The aim behind this project
The Marine Corps aimed at evaluating the needs and the different ways of taking advantage of this technology. The results of this exercise will enable the Corps to determine a true construction additive manufacturing program.“This exercise had never been done before,” said Capt. Matthew Friedell, AM project officer in MCSC’s Operations and Programs/G-3. “People have printed buildings and large structures, but they haven’t done it onsite and all at once. This is the first-in-the-world, onsite continuous concrete print.”
A computer-aided design model, a computer obviously, concrete and a 3D printer were the main tools required for this operation. Once the team hit print, the concrete was pushed through the print head and layered repeatedly to build the walls.
During the construction time, it was necessary to monitor progress and continually fill the printer with concrete. However, if there was a robot to do the mixing and pumping, the building could easily be created in one day, Friedell said.
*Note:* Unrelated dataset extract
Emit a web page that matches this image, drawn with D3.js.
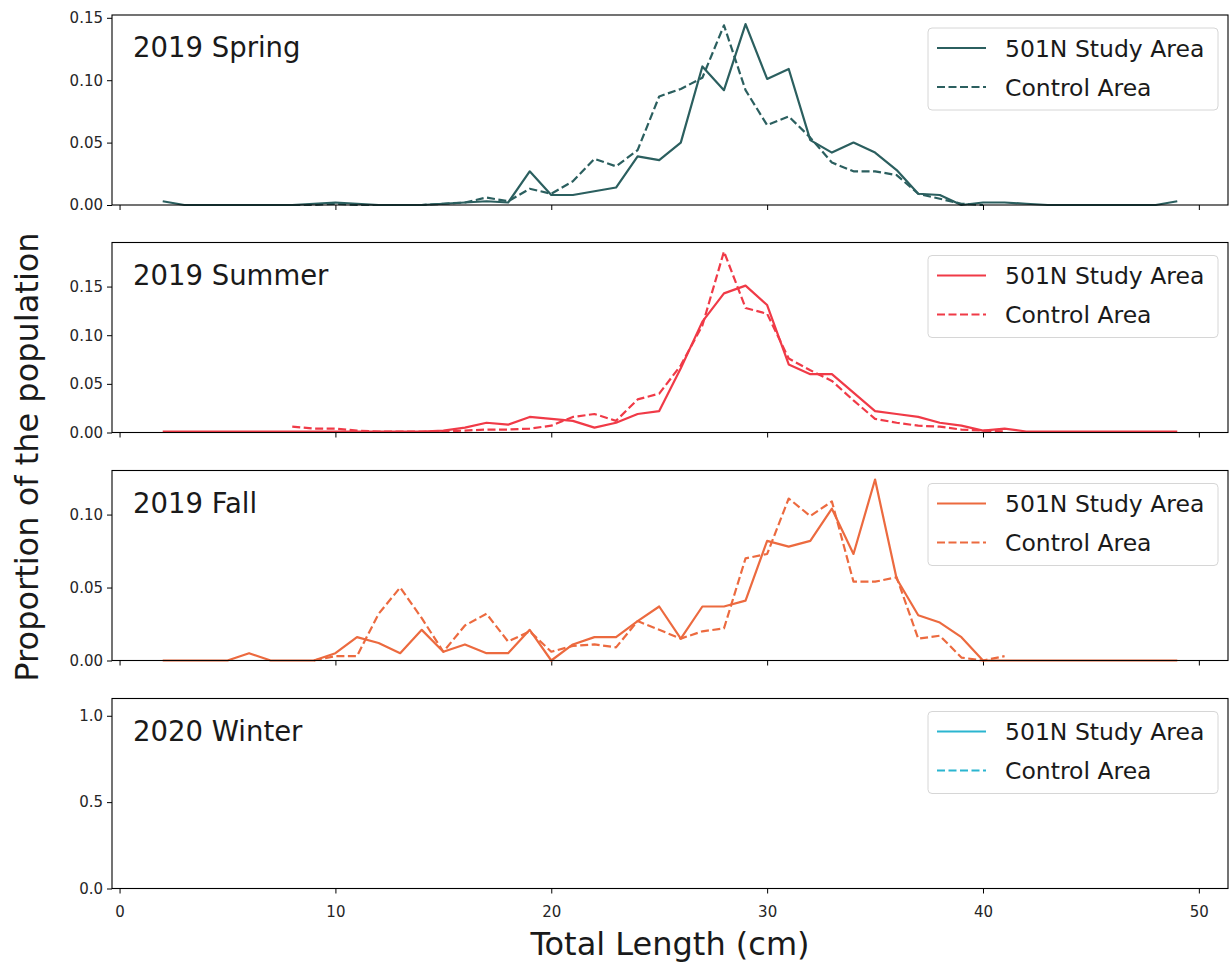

Such type of construction normally requires 10 Marines five days to construct a barracks hut out of wood.
“In active or simulated combat environments, we don’t want Marines out there swinging hammers and holding plywood up,” said Friedell. “Having a concrete printer that can make buildings on demand is a huge advantage for Marines operating down range.”
Anyway, the project definitely shows the importance of a 3D printer and its use will definitely span the variety of military operations, from combat environments to humanitarian aid and disaster relief missions.